* What needs to be done:
Transcribe each line exactly.

* Dataset excerpt:
--- BEGIN ---
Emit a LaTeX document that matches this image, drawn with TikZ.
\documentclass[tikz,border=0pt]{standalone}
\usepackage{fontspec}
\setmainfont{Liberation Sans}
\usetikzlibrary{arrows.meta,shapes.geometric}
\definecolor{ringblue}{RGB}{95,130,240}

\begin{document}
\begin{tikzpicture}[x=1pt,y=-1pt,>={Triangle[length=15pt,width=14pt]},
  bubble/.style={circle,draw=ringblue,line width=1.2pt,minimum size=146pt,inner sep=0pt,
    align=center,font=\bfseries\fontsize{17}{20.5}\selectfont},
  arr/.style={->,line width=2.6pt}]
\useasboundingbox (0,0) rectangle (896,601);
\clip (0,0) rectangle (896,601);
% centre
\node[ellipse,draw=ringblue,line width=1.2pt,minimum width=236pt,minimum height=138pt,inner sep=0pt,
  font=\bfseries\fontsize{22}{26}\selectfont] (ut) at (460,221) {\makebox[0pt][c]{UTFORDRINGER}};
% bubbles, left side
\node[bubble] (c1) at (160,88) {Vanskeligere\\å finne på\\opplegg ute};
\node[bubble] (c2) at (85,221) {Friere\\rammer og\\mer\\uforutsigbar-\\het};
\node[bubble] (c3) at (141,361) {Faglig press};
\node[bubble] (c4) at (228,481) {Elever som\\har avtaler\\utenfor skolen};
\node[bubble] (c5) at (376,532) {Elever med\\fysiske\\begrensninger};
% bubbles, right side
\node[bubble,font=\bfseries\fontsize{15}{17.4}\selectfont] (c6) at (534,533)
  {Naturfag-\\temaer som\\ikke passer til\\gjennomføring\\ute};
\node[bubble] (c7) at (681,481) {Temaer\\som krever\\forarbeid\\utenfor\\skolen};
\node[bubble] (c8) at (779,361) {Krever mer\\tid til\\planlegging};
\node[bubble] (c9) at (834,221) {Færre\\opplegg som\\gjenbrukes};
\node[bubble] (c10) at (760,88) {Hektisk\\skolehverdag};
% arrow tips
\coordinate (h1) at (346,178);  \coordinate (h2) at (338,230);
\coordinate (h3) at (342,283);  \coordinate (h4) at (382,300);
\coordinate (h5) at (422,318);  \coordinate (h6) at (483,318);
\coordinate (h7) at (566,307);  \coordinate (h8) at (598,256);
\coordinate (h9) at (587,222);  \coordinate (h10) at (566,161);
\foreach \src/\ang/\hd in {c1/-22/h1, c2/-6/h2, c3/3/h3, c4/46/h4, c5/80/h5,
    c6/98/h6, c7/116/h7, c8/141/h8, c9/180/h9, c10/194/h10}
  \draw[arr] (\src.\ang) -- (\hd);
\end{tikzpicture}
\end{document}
--- END ---
* Response to this task:
Emit a LaTeX document that matches this image, drawn with TikZ.
\documentclass[tikz,border=0pt]{standalone}
\usepackage{fontspec}
\setmainfont{Liberation Sans}
\usetikzlibrary{arrows.meta,shapes.geometric}
\definecolor{ringblue}{RGB}{95,130,240}

\begin{document}
\begin{tikzpicture}[x=1pt,y=-1pt,>={Triangle[length=15pt,width=14pt]},
  bubble/.style={circle,draw=ringblue,line width=1.2pt,minimum size=146pt,inner sep=0pt,
    align=center,font=\bfseries\fontsize{17}{20.5}\selectfont},
  arr/.style={->,line width=2.6pt}]
\useasboundingbox (0,0) rectangle (896,601);
\clip (0,0) rectangle (896,601);
% centre
\node[ellipse,draw=ringblue,line width=1.2pt,minimum width=236pt,minimum height=138pt,inner sep=0pt,
  font=\bfseries\fontsize{22}{26}\selectfont] (ut) at (460,221) {\makebox[0pt][c]{UTFORDRINGER}};
% bubbles, left side
\node[bubble] (c1) at (160,88) {Vanskeligere\\å finne på\\opplegg ute};
\node[bubble] (c2) at (85,221) {Friere\\rammer og\\mer\\uforutsigbar-\\het};
\node[bubble] (c3) at (141,361) {Faglig press};
\node[bubble] (c4) at (228,481) {Elever som\\har avtaler\\utenfor skolen};
\node[bubble] (c5) at (376,532) {Elever med\\fysiske\\begrensninger};
% bubbles, right side
\node[bubble,font=\bfseries\fontsize{15}{17.4}\selectfont] (c6) at (534,533)
  {Naturfag-\\temaer som\\ikke passer til\\gjennomføring\\ute};
\node[bubble] (c7) at (681,481) {Temaer\\som krever\\forarbeid\\utenfor\\skolen};
\node[bubble] (c8) at (779,361) {Krever mer\\tid til\\planlegging};
\node[bubble] (c9) at (834,221) {Færre\\opplegg som\\gjenbrukes};
\node[bubble] (c10) at (760,88) {Hektisk\\skolehverdag};
% arrow tips
\coordinate (h1) at (346,178);  \coordinate (h2) at (338,230);
\coordinate (h3) at (342,283);  \coordinate (h4) at (382,300);
\coordinate (h5) at (422,318);  \coordinate (h6) at (483,318);
\coordinate (h7) at (566,307);  \coordinate (h8) at (598,256);
\coordinate (h9) at (587,222);  \coordinate (h10) at (566,161);
\foreach \src/\ang/\hd in {c1/-22/h1, c2/-6/h2, c3/3/h3, c4/46/h4, c5/80/h5,
    c6/98/h6, c7/116/h7, c8/141/h8, c9/180/h9, c10/194/h10}
  \draw[arr] (\src.\ang) -- (\hd);
\end{tikzpicture}
\end{document}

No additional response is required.